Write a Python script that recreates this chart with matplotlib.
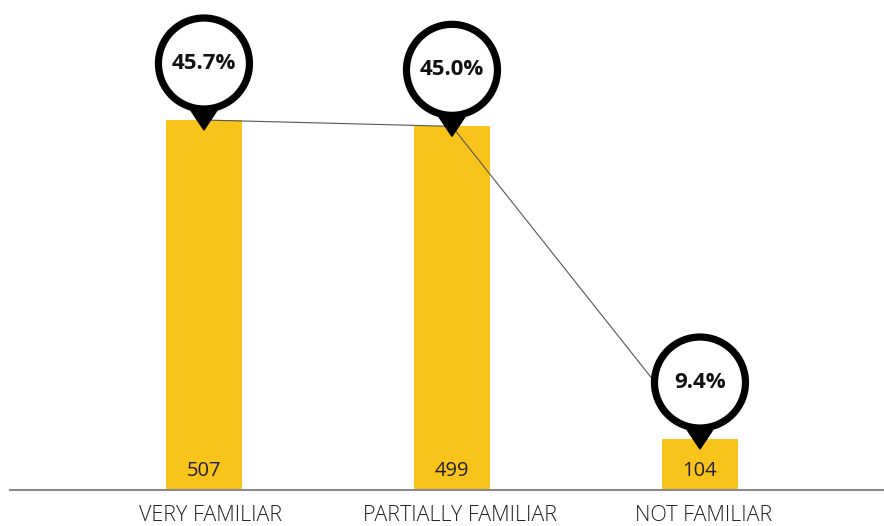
import matplotlib
matplotlib.use("Agg")
import matplotlib.pyplot as plt
from matplotlib.patches import Circle, Polygon
from matplotlib.transforms import ScaledTranslation

categories = ["VERY FAMILIAR", "PARTIALLY FAMILIAR", "NOT FAMILIAR"]
counts = [507, 499, 104]
shares = [45.7, 45.0, 9.4]

BAR_COLOR = "#F8C31A"
DPI = 100

fig = plt.figure(figsize=(8.84, 5.26), dpi=DPI)
ax = fig.add_axes([10 / 884, 36 / 526, 874 / 884, 490 / 526])

x = list(range(len(categories)))
ax.bar(x, counts, width=0.31, color=BAR_COLOR, zorder=2)
ax.set_xlim(-0.782, 2.742)
ax.set_ylim(39.6, 658.6)

# trend line through the bar tops
ax.plot(x, counts, color="#555555", lw=0.8, zorder=3)

# count labels inside the bars
for xi, c in zip(x, counts):
    t = ax.text(xi, 0.0, f"{c}", ha="center", va="center", fontsize=14.5,
                family="Open Sans", color="#222222", zorder=4)
    t.set_transform(ax.get_xaxis_transform() +
                    ScaledTranslation(0, 19 / DPI, fig.dpi_scale_trans))

# pin markers with the share labels
R_MID = 0.455   # circle radius to the middle of the stroke (inches)
CY = 0.565      # circle centre above bar top
TIP = -0.10     # tip below bar top
for xi, c, s in zip(x, counts, shares):
    tr = fig.dpi_scale_trans + ScaledTranslation(xi, c, ax.transData)
    tri = Polygon([(-0.19, CY - 0.38), (0.19, CY - 0.38), (0, TIP)],
                  closed=True, facecolor="black", edgecolor="black",
                  transform=tr, zorder=5, clip_on=False)
    circ = Circle((0, CY), R_MID, facecolor="white",
                  edgecolor="black", lw=5.2, transform=tr, zorder=6,
                  clip_on=False)
    ax.add_patch(tri)
    ax.add_patch(circ)
    ax.text(0, CY, f"{s:.1f}%", transform=tr, ha="center", va="center",
            fontsize=16, fontweight="bold", family="Open Sans",
            color="#111111", zorder=7)

for sp in ["top", "right", "left"]:
    ax.spines[sp].set_visible(False)
ax.spines["bottom"].set_color("#8a8a8a")
ax.spines["bottom"].set_linewidth(1.5)
ax.set_yticks([])
ax.set_xticks(x)
ax.set_xticklabels(categories, fontsize=15.5, family="Open Sans",
                   fontweight="light", color="#222222")
ax.tick_params(axis="x", length=0, pad=11)
for lab, dx in zip(ax.get_xticklabels(), [7, 8, 4]):
    lab.set_transform(lab.get_transform() +
                      ScaledTranslation(dx / DPI, 0, fig.dpi_scale_trans))

fig.savefig("out.png", dpi=DPI)
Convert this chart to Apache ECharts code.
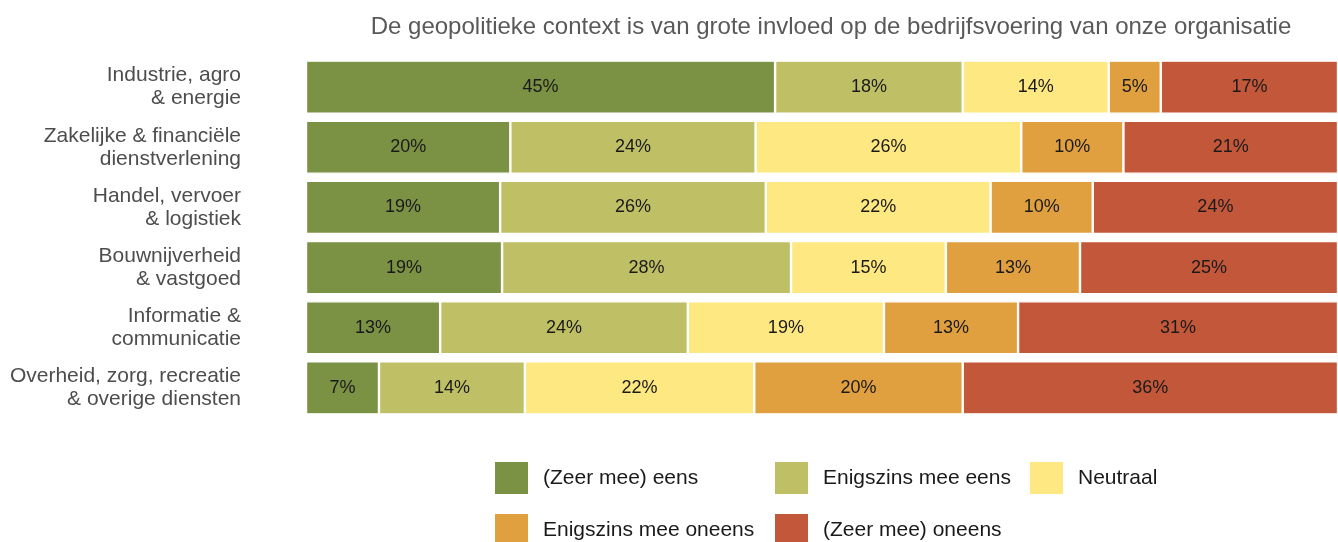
==================================================
• _WHAT IS BEING ASKED_
Would you set down the listing exactly, omitting pictures?

• _THE SOLUTION_
Write a Python script that recreates this chart with matplotlib.
import matplotlib
matplotlib.use("Agg")
import matplotlib.pyplot as plt
from matplotlib.patches import Circle, Polygon
from matplotlib.transforms import ScaledTranslation

categories = ["VERY FAMILIAR", "PARTIALLY FAMILIAR", "NOT FAMILIAR"]
counts = [507, 499, 104]
shares = [45.7, 45.0, 9.4]

BAR_COLOR = "#F8C31A"
DPI = 100

fig = plt.figure(figsize=(8.84, 5.26), dpi=DPI)
ax = fig.add_axes([10 / 884, 36 / 526, 874 / 884, 490 / 526])

x = list(range(len(categories)))
ax.bar(x, counts, width=0.31, color=BAR_COLOR, zorder=2)
ax.set_xlim(-0.782, 2.742)
ax.set_ylim(39.6, 658.6)

# trend line through the bar tops
ax.plot(x, counts, color="#555555", lw=0.8, zorder=3)

# count labels inside the bars
for xi, c in zip(x, counts):
    t = ax.text(xi, 0.0, f"{c}", ha="center", va="center", fontsize=14.5,
                family="Open Sans", color="#222222", zorder=4)
    t.set_transform(ax.get_xaxis_transform() +
                    ScaledTranslation(0, 19 / DPI, fig.dpi_scale_trans))

# pin markers with the share labels
R_MID = 0.455   # circle radius to the middle of the stroke (inches)
CY = 0.565      # circle centre above bar top
TIP = -0.10     # tip below bar top
for xi, c, s in zip(x, counts, shares):
    tr = fig.dpi_scale_trans + ScaledTranslation(xi, c, ax.transData)
    tri = Polygon([(-0.19, CY - 0.38), (0.19, CY - 0.38), (0, TIP)],
                  closed=True, facecolor="black", edgecolor="black",
                  transform=tr, zorder=5, clip_on=False)
    circ = Circle((0, CY), R_MID, facecolor="white",
                  edgecolor="black", lw=5.2, transform=tr, zorder=6,
                  clip_on=False)
    ax.add_patch(tri)
    ax.add_patch(circ)
    ax.text(0, CY, f"{s:.1f}%", transform=tr, ha="center", va="center",
            fontsize=16, fontweight="bold", family="Open Sans",
            color="#111111", zorder=7)

for sp in ["top", "right", "left"]:
    ax.spines[sp].set_visible(False)
ax.spines["bottom"].set_color("#8a8a8a")
ax.spines["bottom"].set_linewidth(1.5)
ax.set_yticks([])
ax.set_xticks(x)
ax.set_xticklabels(categories, fontsize=15.5, family="Open Sans",
                   fontweight="light", color="#222222")
ax.tick_params(axis="x", length=0, pad=11)
for lab, dx in zip(ax.get_xticklabels(), [7, 8, 4]):
    lab.set_transform(lab.get_transform() +
                      ScaledTranslation(dx / DPI, 0, fig.dpi_scale_trans))

fig.savefig("out.png", dpi=DPI)
Convert this chart to Apache ECharts code.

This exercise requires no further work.